Wednesday, 17 December 2014

Is it Right to Criticize Facebook for Paying the Bare Minimum in UK Corporation Tax

For the last several years now, and about this time of the year too, giant multinational corporations such as Facebook usually come under fire from politicians and the general public for paying the bare minimum in corporation tax. In previous years it was Starbucks, Amazon and Google. Now Facebook has come under the spotlight. Giant multinationals seem to be an easy target, particularly in the run up to an election year.

Image by Minette Lontsie [CC BY-SA 4.0] from Wikimedia Commons

Margaret Hodge, Lanour MP and chairman of the Commons Public Accounts Committee, has accused Facebook of:

"Using elaborate corporate structures and artificial devices for no purpose other than to avoid tax" and adding that "it is clear from opinion polls that the overwhelming majority of British people do not regard this as morally acceptable. We have to take tough action to crack down on this behaviour, and the UK should be leading the way on this issue"

So what happened? It has been revealed in several news media that Facebook, for the second year running, paid no corporation tax in the UK, despite having more than 33 million British user accounts. Instead Facebook has funnelled nearly half its global sales operations through Ireland and only paid the equivalent of £1.8 million in Irish tax on pre-tax profits of approximately £5.76 billion.

Can it be as simple as that? Is that why the British politicians are in a bit of an uproar? When it comes to taxation and tax laws, nothing is simple as black and white. According to an issue briefing by Her Majesty’s Revenue and Customs (HMRC), corporation tax is only payable in the UK if a multinational company has a branch residing in the UK. Where a non-resident company generates profit in the UK, corporation tax is only liable in the country where the company resides. If you feel the need to read the whole HMRC briefing, it can be found here.

In essence what it means is that having sales and customers in the UK is not the same as having a branch in the UK. In other words, our tax laws allow Facebook and other multinational corporations to do this and according to HMRC, this is not tax avoidance.

So if this is perfectly legal why is there such an uproar about the amount of corporation tax that Facebook and other multinational corporations have paid? Some say that multinationals have a moral obligation to pay their “fair share” to society and with such huge profits they can most afford it. However, this goes against everything our capitalist society is built on.

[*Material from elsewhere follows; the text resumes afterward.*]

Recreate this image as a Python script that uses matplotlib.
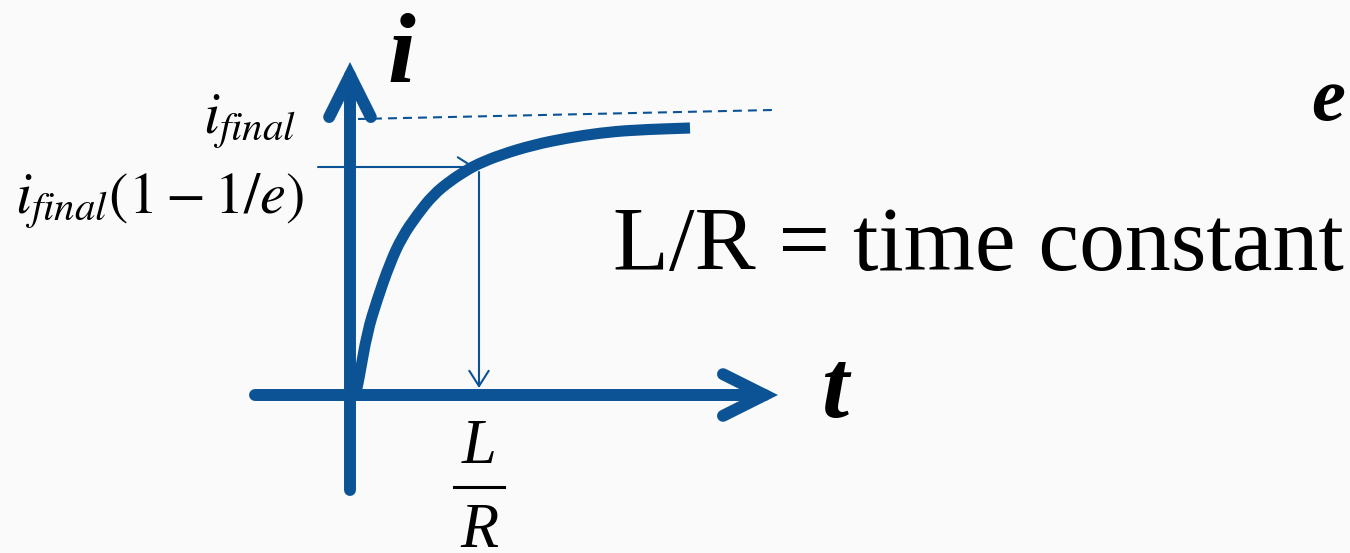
import matplotlib.pyplot as plt
from matplotlib.path import Path
from matplotlib.patches import PathPatch

plt.rcParams['font.family'] = ['Liberation Serif', 'DejaVu Serif']
plt.rcParams['mathtext.fontset'] = 'stix'

# rise of the current (origin where the axes cross)
t_curve = [6, 9, 17, 27, 40, 52, 67, 83, 100, 117, 128, 150, 183, 217, 250, 283, 340]
i_curve = [2, 16, 62, 95, 132, 158, 180, 200, 214, 225, 231, 240, 250, 257, 262, 265, 267]

tau = 129            # L/R on the t axis
i_tau = 228          # i_final(1-1/e) level
t_final = [8, 423]   # dashed asymptote
i_final = [276, 285]

t_axis = [-95, 428]
i_axis = [-95, 333]

blue = '#0b5395'

fig = plt.figure(figsize=(13.5, 5.53), dpi=100)
fig.patch.set_facecolor('#fafafa')
ax = fig.add_axes([0, 0, 1, 1])
ax.set_xlim(-350, 1000)
ax.set_ylim(-158, 395)
ax.axis('off')

# thick axes with open arrow heads
big = dict(arrowstyle='->,head_length=30,head_width=15', lw=8.6, color=blue,
           shrinkA=0, shrinkB=0, mutation_scale=1, joinstyle='miter', capstyle='round')
ax.annotate('', xy=(t_axis[1], 0), xytext=(t_axis[0], 0), arrowprops=big)
ax.annotate('', xy=(0, i_axis[1]), xytext=(0, i_axis[0]), arrowprops=big)

# dashed final value
ax.plot(t_final, i_final, color=blue, lw=1.5, dashes=(4.3, 2.9))

# the curve, drawn as a smooth path through the read points
pts = list(zip(t_curve, i_curve))
verts = [pts[0]]
codes = [Path.MOVETO]
for k in range(1, len(pts) - 1):
    mid = ((pts[k][0] + pts[k + 1][0]) / 2, (pts[k][1] + pts[k + 1][1]) / 2)
    verts += [pts[k], mid]
    codes += [Path.CURVE3, Path.CURVE3]
verts.append(pts[-1])
codes.append(Path.LINETO)
ax.add_patch(PathPatch(Path(verts, codes), fill=False, edgecolor=blue, lw=8,
                       capstyle='butt', zorder=3))

# thin guide arrows
thin = dict(arrowstyle='->,head_length=11,head_width=7', lw=1.5, color=blue,
            shrinkA=0, shrinkB=0, mutation_scale=1)
ax.annotate('', xy=(tau - 4, i_tau), xytext=(-32, i_tau), arrowprops=thin)
ax.annotate('', xy=(tau, 7), xytext=(tau, i_tau - 5), arrowprops=thin)

# labels
ax.text(51, 313, 'i', fontsize=72, style='italic', weight='bold', ha='center', va='baseline')
ax.text(485, -22, 't', fontsize=70, style='italic', weight='bold', ha='center', va='baseline')
ax.text(961, 275, 'e', fontsize=55, style='italic', weight='bold', ha='left', va='baseline')
ax.text(-54, 262, r'$i_{final}$', fontsize=42, ha='right', va='baseline')
ax.text(-46, 182, r'$i_{final}(1-1/e)$', fontsize=42, ha='right', va='baseline')

ax.text(tau, -68, 'L', fontsize=45, style='italic', ha='center', va='baseline')
ax.plot([tau - 25, tau + 25], [-92, -92], color='black', lw=2.2)
ax.text(tau, -152, 'R', fontsize=45, style='italic', ha='center', va='baseline')

ax.text(263, 125, 'L/R = time constant', fontsize=66, ha='left', va='baseline')

fig.savefig('out.png', dpi=100, facecolor=fig.get_facecolor())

Ask any business student and they will tell you that publicly listed companies have a moral obligation to one thing - keeping their shareholders happy! As an example, look at what's happened to retail giant Tesco when it announced its fifth profit warning this year which sent Tesco shares tumbling 16% and wiping £2 billion off its market value. In turn some of the other supermarkets also lost ground. So when shareholders are dissatisfied with the performance of a company they speak out with their feet and can change the fortunes of a company in minutes! In extreme circumstances the dumping of shares might even cause a company to collapse. Any wonder then that Facebook is very keen to keep their shareholders satisfied and will pursue all legal avenues to try and increase profit. And remember, what they did this year and the year before is not illegal.

So should we blame the greedy shareholders for turning Facebook and other multinationals into morally corrupt profiteers? Well, no! Without shareholders Facebook would not be as big as they are or as successful as they are. In turn Facebook can use its success to invest in other parts of society such philanthropic projects or research and development into new technology. This then creates jobs and opportunities for other people in our society.

Politicians need to stop stereotyping large multinationals as tax cheats because the reality is they are not! They have broken no laws and have contributed to society by providing jobs and investments in the countries they choose to operate in. You might not agree with the way they do business but everybody does it and that is how our taxation system works.